For those who may not know much about me or my story, I was raised by my grandparents. While my twin brother and I were small and oblivious to the fact, our parents were not in a very happy relationship. We were raised under good and healthy circumstances with loving caretakers, one of which has recently passed away.
My Papa was the worker in our family, and even though he didn't always enjoy his job, he kept a roof over our heads and food in our fridge. As my Papa got older, things started to change. With increasing health problems, he often took medications and went to the doctors, especially with continuous and worsening heart problems and high blood pressure. Even though I was really too young to understand, I knew it wasn't a good thing.
After heart surgery that we thought would fix his palpitations, we had an issue with him possibly being brain dead. The nurses said right in front of me that he might not be able to even talk again. After weeks of learning to talk again and taking therapy to walk, he did get better, and he came home soon after. All seemed to be good and well.
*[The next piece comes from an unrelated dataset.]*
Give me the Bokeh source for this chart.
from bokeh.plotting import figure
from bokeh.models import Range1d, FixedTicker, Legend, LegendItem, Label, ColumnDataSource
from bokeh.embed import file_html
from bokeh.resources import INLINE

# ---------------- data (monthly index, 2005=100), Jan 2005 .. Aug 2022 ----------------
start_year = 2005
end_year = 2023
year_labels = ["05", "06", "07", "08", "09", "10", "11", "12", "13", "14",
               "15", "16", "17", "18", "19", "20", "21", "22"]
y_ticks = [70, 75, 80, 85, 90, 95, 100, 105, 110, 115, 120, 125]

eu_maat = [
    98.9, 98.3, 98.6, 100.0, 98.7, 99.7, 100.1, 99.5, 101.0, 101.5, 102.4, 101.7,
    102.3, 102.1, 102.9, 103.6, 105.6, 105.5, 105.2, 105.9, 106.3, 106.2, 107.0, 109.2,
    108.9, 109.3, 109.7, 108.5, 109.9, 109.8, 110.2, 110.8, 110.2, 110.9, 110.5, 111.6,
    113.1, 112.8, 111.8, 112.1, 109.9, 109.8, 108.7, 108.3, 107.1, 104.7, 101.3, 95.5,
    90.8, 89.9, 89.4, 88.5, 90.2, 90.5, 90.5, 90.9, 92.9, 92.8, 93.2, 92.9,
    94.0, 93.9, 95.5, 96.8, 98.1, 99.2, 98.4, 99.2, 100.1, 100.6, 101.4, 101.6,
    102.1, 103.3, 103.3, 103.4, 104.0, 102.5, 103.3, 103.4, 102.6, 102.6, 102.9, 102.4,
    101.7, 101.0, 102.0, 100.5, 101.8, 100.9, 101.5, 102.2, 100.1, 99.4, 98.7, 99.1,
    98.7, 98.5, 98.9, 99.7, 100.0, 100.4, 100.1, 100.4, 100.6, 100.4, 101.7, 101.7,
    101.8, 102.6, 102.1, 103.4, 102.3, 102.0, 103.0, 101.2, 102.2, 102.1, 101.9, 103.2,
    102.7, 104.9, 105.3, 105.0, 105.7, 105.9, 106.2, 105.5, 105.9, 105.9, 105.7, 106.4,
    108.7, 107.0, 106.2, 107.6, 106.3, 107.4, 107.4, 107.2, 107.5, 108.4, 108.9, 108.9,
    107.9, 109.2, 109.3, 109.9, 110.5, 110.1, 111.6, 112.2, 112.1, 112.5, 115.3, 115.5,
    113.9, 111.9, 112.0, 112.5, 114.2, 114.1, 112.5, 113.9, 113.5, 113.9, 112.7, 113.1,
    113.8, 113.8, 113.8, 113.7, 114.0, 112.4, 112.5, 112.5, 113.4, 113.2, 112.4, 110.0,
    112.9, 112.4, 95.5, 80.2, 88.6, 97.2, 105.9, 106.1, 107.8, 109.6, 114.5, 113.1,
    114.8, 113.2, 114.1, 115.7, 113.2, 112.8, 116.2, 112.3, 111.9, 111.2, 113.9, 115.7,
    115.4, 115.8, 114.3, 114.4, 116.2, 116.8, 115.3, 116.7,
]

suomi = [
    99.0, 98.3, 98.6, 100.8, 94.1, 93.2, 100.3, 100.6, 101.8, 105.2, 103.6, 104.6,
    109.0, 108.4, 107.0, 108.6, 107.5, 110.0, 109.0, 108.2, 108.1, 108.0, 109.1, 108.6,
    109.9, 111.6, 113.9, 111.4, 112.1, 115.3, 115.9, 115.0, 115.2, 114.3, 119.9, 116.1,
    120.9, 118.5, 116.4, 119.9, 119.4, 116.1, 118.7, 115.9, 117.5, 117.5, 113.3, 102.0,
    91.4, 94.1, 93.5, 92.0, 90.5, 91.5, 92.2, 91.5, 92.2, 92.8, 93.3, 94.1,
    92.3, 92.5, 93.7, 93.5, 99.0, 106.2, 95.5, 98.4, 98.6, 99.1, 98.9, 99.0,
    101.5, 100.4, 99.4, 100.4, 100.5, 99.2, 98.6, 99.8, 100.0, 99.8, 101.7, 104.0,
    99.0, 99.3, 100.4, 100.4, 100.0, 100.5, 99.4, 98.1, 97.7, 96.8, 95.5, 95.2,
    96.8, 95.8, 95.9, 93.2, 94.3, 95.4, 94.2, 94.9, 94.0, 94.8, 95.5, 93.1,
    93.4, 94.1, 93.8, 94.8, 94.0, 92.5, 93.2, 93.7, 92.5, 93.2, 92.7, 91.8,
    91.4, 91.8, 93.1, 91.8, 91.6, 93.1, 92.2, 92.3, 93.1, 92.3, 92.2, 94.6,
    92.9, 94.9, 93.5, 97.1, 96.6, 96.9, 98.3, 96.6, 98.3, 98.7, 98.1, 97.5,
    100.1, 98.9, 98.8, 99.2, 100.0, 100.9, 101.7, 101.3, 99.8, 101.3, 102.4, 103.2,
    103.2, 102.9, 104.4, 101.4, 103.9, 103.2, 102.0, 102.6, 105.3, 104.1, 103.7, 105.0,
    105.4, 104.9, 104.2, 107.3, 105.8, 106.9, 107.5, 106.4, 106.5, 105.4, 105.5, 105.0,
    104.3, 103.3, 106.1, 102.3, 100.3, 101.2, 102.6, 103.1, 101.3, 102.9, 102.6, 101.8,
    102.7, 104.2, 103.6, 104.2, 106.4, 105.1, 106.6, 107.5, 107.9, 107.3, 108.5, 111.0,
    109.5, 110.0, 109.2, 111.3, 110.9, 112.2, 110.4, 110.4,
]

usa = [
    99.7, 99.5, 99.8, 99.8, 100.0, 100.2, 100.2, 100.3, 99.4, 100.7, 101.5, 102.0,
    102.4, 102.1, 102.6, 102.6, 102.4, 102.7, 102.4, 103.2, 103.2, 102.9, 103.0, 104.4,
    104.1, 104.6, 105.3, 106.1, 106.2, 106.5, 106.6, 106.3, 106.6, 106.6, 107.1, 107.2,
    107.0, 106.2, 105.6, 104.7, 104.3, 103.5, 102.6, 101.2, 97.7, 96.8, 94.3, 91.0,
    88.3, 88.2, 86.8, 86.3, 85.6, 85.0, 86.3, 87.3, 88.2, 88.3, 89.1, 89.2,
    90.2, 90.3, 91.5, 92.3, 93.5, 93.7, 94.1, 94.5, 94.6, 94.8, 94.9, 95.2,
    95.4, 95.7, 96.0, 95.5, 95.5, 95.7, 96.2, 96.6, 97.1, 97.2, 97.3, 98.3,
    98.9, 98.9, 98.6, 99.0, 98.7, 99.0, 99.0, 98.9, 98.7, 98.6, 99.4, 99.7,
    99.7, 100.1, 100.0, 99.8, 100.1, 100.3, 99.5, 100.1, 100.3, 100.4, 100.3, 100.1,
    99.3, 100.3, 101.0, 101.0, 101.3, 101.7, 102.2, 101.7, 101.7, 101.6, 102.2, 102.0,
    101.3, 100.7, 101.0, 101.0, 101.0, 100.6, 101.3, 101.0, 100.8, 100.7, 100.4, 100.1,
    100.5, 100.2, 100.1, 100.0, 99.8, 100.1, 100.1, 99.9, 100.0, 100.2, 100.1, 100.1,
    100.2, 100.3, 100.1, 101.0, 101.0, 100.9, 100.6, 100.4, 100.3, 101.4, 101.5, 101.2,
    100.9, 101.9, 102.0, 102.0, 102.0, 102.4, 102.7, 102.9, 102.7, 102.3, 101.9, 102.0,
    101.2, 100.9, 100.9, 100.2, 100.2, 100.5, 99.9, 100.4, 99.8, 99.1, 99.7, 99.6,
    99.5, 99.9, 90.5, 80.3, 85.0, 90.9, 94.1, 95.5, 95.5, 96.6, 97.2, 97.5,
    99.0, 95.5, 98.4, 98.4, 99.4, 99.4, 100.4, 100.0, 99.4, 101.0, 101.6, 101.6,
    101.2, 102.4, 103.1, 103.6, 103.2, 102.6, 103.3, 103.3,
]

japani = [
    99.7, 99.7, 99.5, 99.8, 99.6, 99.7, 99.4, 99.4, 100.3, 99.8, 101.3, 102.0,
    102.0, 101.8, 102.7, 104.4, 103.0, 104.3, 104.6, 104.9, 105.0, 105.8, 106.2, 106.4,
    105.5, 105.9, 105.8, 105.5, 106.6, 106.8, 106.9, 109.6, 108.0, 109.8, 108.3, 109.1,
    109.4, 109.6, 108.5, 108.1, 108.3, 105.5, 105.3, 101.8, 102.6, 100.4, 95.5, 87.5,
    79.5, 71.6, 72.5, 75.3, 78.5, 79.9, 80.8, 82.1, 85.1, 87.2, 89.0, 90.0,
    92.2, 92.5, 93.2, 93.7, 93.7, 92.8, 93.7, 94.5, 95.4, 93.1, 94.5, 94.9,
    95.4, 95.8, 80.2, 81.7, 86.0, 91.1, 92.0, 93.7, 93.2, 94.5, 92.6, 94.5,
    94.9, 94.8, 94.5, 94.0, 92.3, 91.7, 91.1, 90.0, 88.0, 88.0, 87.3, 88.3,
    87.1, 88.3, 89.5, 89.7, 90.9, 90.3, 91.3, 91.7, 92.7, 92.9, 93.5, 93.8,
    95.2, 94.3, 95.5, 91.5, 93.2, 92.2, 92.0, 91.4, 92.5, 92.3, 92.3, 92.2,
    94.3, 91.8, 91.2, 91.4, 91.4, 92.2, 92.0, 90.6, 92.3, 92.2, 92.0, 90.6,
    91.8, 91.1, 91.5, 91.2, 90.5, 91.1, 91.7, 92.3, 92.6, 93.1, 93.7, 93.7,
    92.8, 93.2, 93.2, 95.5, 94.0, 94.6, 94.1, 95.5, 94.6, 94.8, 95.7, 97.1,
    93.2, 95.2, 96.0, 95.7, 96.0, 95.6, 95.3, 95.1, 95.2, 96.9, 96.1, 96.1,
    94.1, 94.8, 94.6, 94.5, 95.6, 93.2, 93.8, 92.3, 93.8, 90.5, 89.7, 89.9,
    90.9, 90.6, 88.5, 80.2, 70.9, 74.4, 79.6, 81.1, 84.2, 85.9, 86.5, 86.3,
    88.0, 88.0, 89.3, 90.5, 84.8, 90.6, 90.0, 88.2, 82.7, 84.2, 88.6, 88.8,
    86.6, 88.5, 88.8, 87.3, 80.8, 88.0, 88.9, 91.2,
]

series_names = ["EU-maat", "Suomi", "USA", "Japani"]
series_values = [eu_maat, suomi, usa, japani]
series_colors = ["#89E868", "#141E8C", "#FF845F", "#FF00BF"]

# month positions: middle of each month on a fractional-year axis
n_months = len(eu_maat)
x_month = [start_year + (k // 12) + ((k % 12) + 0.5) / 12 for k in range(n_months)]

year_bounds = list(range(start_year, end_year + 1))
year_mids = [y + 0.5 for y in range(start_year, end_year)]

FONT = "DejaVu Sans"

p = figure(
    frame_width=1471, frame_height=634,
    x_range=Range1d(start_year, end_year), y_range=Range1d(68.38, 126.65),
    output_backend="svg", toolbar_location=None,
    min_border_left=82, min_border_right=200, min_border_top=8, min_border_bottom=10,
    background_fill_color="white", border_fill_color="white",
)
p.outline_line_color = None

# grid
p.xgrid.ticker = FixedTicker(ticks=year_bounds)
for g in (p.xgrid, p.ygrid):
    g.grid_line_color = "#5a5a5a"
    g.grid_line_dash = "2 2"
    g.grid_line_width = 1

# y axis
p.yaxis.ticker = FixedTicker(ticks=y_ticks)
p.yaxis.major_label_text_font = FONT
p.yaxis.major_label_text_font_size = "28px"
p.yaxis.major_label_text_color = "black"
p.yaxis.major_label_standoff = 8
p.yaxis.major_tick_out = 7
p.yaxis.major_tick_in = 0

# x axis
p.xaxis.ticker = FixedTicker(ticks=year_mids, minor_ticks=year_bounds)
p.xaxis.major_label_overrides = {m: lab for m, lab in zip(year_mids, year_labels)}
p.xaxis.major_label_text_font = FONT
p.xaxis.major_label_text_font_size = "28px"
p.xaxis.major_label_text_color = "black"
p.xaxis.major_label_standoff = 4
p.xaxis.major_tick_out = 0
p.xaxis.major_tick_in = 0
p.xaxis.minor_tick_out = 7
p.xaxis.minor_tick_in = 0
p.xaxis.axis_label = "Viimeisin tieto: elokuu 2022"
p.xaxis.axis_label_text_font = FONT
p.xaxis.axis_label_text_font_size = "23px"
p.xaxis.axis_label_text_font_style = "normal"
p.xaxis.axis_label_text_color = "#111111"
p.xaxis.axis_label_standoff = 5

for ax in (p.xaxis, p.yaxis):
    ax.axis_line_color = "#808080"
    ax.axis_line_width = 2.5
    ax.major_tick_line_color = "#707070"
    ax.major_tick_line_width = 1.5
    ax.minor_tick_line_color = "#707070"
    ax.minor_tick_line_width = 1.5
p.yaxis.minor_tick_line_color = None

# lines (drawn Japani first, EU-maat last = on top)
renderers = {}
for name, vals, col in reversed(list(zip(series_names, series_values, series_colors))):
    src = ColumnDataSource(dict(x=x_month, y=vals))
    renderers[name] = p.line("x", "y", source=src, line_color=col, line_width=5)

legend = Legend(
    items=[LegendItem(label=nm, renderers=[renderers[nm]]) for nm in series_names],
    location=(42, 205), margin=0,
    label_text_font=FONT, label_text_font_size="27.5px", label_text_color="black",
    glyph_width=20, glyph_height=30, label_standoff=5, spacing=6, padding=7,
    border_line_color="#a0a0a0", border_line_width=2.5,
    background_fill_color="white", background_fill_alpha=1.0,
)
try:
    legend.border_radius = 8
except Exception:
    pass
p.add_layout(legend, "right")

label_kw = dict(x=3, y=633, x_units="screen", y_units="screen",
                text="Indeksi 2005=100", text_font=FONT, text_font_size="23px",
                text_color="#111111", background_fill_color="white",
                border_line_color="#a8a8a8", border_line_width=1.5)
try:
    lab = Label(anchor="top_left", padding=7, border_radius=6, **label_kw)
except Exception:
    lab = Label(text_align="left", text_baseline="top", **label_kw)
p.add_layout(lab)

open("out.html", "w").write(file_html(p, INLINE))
He even started driving, which they said might not have even been possible weeks earlier. Months after he returned from the hospital, things were back to normal. He picked on me and made fun of me like usual, and I never thought I'd be so happy to hear him mock me like he used to do before the whole ordeal.
Unexpectedly, though, he died on his sleep on May 5th 2011. For the longest time, even through his funeral, it all seemed kind of surreal. He was just gone. It felt blank again, like it had been when he was in the hospital for all those months. My dad was around more, after being gone for complicated reasons that I'd like not to explain.
He was sort of a replacement for a while. He helped me back up on my feet when I didn't know I'd even fallen. When the one who had raised me was gone, now my biological father was there. It mended the cracks in a way, even after a whole year of him being gone.
I'd like not to think about how he isn't here, and how he can't laugh anymore like he used to, but sometimes you have to face those feelings. On the anniversary of his death, I cried and I was upset, but there was a shoulder for me to cry on. My dad was there for me, and he told me that he would be for as long as he could be. Since he was raised by my Papa as well, he knew what I was going through, if not more.
In the time that I was broken, he helped fix the cracks without even knowing it, and even though my Papa is gone, now my dad is around to love me and be with me and see me grow up just like papa would do if he was here. I'm thankful for the time that I had with my Papa, and even though he is gone, he brought my father and I together again.
If you're listening, Harold G. Hale, I love you and miss you with all my heart. We all do down here, and I guess we'll see you again another day. I hope that someday I can say that maybe you're proud of me.